For the second year running, The Play For Peace Initiative, unites Israeli and Arab students through the theatre. It is the brainchild of two charities: The Asha Centre, a youth cultural centre, and Charladam, a Jewish-style kibbutz, started up in Harduf, Israel, in 2005, by a former Israeli soldier, Yakov Arnan, with his partner, Mahmoud Subach.

Together with Alexander Gifford, son of Asha Centre's founder Zerbanoo Gifford, and his colleague Adrian Locher, the foursome, all actors/directors, will direct the students in Carol Ann Duffy's Grimm Tales.

This year's play holds difficulties of a non-politic sort for them: getting the kids to learn their lines. Working in three different languages is the biggest challenge. They have decided that some of the dialogue of this year's play be spoken in Arabic.
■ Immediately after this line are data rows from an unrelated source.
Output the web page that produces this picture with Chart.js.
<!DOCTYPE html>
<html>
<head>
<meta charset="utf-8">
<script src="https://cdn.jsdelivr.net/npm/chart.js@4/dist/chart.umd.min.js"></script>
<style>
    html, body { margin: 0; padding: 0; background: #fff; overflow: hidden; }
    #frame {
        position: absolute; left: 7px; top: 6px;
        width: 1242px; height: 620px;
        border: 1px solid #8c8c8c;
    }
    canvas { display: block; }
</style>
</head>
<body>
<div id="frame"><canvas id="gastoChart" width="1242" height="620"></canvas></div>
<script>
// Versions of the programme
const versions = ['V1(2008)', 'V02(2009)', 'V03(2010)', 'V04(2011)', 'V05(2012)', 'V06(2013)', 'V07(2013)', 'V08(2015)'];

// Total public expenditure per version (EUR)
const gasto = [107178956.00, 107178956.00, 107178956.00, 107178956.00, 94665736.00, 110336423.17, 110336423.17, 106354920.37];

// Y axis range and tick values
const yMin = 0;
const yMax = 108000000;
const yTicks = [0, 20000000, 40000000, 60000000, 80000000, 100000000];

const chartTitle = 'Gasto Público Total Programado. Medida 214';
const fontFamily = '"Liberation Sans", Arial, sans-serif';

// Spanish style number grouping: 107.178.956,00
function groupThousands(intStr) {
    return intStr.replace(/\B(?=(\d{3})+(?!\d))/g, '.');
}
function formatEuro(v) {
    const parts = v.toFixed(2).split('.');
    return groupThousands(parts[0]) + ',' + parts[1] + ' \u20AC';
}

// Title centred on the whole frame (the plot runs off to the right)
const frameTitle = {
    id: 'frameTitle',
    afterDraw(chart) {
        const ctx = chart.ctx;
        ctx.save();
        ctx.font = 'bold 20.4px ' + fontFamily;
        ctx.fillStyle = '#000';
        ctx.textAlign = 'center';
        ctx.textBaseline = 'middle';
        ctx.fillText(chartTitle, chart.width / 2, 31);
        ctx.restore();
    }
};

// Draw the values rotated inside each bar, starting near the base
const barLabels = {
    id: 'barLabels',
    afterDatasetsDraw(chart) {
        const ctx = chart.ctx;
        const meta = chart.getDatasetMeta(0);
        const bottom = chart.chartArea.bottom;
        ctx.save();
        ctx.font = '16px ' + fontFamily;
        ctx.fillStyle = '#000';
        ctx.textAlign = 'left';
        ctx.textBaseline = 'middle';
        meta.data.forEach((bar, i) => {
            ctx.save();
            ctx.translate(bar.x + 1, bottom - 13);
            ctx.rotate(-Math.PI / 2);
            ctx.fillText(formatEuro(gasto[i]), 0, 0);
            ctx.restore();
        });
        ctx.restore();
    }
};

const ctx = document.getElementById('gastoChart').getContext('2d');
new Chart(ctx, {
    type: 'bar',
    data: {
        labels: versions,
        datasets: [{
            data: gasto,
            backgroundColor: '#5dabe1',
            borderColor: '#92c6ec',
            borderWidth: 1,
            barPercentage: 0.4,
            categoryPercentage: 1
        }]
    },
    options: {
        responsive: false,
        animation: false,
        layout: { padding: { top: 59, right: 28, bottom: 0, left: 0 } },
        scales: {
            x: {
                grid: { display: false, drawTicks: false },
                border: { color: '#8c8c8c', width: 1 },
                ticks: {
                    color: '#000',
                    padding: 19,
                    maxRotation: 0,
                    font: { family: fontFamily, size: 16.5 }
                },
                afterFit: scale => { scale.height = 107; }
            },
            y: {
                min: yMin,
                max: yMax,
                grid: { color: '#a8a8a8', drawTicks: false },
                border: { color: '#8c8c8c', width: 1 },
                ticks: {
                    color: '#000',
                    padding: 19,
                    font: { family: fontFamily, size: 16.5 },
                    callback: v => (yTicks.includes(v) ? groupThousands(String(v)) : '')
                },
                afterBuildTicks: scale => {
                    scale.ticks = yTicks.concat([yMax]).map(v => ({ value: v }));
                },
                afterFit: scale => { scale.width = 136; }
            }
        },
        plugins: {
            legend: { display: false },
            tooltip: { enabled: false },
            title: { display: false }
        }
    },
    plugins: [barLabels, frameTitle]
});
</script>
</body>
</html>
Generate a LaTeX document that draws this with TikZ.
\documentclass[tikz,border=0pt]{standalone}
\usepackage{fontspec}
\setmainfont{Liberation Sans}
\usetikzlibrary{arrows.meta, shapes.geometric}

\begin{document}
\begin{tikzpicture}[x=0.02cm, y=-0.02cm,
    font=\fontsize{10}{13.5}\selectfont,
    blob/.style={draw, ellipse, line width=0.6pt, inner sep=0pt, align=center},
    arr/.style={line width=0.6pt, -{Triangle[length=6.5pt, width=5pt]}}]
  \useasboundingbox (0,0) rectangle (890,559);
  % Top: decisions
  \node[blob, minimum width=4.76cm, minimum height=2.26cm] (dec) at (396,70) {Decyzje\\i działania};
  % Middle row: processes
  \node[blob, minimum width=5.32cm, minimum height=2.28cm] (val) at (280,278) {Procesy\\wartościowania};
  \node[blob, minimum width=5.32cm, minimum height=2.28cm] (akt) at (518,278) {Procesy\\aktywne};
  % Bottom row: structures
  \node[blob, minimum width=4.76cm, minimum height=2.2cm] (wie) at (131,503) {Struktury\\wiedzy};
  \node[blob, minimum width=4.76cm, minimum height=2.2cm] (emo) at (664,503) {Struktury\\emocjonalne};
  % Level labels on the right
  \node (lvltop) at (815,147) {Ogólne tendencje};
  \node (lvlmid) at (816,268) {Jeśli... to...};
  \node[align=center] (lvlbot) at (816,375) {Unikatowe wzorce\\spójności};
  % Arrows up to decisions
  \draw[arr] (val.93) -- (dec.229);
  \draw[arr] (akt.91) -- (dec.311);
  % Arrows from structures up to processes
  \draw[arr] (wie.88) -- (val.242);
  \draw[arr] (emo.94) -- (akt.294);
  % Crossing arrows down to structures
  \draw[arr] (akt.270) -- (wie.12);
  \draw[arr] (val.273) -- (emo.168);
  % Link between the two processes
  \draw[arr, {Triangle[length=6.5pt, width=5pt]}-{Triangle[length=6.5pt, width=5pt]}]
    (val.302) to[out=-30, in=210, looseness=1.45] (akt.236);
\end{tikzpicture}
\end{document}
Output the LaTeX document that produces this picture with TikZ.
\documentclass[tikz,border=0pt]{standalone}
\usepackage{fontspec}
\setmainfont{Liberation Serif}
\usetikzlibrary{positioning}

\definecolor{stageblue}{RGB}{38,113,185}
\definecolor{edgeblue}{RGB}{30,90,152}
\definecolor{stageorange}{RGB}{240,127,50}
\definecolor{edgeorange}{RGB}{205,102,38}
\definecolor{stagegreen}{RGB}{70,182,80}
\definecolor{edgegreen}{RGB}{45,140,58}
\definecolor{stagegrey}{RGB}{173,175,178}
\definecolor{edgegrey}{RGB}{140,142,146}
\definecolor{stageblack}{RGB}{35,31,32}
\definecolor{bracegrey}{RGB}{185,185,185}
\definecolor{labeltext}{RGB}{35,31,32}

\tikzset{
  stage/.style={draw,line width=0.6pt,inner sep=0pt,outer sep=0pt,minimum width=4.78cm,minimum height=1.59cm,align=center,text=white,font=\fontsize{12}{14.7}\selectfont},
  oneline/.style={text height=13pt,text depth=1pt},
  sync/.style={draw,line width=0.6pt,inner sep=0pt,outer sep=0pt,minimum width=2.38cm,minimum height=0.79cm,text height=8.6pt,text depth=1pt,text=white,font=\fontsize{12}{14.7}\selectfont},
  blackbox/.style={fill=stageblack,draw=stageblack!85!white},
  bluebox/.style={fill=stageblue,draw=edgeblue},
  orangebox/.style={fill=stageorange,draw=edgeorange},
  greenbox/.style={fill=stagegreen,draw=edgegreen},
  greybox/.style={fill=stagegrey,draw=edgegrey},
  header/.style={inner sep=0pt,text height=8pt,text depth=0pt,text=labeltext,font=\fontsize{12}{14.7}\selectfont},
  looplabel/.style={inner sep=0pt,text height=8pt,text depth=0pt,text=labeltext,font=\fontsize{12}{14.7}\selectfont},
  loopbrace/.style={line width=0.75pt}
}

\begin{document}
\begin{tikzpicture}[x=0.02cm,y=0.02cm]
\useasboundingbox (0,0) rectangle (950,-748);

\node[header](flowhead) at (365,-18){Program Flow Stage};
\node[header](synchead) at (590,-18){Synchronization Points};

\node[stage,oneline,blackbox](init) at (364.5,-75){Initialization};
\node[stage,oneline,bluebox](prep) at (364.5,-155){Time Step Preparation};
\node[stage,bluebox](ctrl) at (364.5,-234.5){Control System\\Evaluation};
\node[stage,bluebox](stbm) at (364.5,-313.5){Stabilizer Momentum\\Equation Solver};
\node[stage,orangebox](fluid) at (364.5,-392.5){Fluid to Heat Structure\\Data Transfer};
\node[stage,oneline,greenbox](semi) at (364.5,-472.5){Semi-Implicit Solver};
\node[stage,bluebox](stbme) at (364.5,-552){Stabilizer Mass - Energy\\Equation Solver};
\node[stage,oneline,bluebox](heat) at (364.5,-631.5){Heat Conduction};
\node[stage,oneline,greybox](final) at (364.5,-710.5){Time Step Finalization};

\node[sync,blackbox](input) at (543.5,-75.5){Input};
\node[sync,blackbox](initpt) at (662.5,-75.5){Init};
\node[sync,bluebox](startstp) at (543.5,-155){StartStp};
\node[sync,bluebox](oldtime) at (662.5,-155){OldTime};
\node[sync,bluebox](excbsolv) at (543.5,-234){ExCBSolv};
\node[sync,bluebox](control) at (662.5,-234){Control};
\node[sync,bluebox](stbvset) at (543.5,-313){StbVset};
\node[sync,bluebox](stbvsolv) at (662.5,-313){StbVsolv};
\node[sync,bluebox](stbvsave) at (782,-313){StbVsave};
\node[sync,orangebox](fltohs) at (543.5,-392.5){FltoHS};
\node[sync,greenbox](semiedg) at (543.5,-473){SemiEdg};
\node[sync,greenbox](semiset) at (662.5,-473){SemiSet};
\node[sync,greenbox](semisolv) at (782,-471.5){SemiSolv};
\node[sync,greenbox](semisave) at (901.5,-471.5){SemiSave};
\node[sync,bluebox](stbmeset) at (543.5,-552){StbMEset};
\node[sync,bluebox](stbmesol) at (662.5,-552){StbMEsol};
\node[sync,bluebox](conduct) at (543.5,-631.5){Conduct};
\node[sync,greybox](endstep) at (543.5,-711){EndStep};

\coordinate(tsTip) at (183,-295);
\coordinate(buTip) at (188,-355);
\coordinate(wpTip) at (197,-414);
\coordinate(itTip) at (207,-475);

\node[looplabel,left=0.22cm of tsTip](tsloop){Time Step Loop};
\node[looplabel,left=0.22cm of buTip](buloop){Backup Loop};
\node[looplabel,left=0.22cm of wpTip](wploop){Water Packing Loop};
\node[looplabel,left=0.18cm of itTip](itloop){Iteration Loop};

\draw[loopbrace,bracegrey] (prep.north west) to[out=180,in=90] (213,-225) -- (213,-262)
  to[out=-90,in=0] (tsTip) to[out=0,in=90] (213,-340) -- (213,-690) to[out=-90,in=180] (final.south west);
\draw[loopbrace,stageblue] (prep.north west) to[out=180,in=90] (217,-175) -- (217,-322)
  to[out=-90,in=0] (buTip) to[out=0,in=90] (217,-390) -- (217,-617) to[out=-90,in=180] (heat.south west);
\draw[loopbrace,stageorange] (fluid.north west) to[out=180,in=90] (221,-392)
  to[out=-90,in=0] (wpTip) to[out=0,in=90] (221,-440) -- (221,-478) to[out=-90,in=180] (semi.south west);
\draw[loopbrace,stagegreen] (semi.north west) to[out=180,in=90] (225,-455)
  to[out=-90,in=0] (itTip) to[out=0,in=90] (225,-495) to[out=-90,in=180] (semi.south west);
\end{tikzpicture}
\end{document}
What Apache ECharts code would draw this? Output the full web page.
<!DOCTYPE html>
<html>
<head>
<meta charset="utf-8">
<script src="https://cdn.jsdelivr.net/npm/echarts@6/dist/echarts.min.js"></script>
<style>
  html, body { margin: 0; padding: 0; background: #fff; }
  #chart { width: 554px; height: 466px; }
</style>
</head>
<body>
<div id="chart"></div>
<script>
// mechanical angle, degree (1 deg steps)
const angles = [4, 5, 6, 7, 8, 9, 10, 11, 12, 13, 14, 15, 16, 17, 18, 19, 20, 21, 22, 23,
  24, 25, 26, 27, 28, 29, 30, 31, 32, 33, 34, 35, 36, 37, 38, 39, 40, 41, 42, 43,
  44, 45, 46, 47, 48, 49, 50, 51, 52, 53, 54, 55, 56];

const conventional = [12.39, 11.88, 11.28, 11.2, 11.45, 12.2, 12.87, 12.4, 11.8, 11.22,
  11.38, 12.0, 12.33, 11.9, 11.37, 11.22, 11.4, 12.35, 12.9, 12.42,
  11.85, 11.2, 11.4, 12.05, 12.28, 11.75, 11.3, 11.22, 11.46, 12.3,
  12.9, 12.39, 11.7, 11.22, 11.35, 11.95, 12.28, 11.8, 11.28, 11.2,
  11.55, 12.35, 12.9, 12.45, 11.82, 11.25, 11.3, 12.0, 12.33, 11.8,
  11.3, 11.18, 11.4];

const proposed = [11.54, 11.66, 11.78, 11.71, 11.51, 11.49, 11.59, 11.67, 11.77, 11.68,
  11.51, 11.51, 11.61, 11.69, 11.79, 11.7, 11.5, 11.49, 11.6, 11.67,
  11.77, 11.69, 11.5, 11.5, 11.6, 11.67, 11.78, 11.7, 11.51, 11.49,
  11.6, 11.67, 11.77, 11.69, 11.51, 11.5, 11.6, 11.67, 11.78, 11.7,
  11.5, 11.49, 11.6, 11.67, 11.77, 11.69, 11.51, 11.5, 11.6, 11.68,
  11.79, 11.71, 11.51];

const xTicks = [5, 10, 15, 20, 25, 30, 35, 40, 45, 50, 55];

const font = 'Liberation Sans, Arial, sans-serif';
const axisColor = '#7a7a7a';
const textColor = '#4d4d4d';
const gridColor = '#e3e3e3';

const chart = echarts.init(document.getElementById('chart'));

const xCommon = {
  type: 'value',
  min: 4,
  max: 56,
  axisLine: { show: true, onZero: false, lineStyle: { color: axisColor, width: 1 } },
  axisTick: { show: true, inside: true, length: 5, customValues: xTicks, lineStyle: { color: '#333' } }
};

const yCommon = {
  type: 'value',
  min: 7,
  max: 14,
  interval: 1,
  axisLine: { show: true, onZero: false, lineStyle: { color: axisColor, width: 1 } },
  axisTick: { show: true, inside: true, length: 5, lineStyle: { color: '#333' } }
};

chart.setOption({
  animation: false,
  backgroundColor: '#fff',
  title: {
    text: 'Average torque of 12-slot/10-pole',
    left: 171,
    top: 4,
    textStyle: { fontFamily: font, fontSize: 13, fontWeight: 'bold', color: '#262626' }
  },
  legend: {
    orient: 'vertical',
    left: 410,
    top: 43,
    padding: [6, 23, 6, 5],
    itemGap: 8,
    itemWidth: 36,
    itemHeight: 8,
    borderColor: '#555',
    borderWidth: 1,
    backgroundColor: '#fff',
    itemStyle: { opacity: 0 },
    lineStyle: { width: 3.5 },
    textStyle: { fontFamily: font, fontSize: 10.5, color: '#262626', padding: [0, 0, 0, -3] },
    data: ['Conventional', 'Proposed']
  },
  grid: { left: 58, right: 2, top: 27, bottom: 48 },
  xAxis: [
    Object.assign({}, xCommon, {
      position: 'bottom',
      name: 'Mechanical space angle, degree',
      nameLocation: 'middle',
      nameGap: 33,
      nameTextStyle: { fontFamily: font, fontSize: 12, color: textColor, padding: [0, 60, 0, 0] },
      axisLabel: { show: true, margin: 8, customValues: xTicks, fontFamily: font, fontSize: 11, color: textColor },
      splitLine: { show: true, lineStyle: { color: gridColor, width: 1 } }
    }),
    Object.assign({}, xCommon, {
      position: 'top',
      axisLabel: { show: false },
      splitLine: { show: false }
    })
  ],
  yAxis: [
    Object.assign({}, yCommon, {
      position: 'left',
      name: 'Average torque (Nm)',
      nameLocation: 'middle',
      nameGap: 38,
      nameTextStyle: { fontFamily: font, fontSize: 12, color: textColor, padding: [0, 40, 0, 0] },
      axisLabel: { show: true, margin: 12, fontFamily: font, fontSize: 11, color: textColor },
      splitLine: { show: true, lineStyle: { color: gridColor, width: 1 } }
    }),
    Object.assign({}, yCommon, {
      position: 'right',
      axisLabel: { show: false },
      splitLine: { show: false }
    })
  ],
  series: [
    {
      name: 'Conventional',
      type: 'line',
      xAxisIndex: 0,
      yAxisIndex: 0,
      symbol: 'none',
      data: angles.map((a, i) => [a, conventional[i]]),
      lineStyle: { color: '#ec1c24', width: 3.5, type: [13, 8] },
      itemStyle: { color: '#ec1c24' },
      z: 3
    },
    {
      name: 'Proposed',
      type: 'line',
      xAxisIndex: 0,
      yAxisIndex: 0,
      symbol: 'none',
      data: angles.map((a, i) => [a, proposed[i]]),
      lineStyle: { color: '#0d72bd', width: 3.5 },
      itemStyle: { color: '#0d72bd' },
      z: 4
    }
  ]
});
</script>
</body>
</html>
Over coffee and through the cacophony of piano music, doors slamming and the normal rambunctious sounds of youth on a mid-afternoon break, Arnan says : "It's a constant struggle. After serving three years in the army I knew I had to give back. I was required to take lives in my service to my country, to kill, and I was compelled to do something redemptive. I believe in the transfiguring power of art."

As the quote on the entry hall wall of the Asha Centre reads, in brightly coloured canvas: "We have enough religion in the world to make us hate, but not enough to love one another."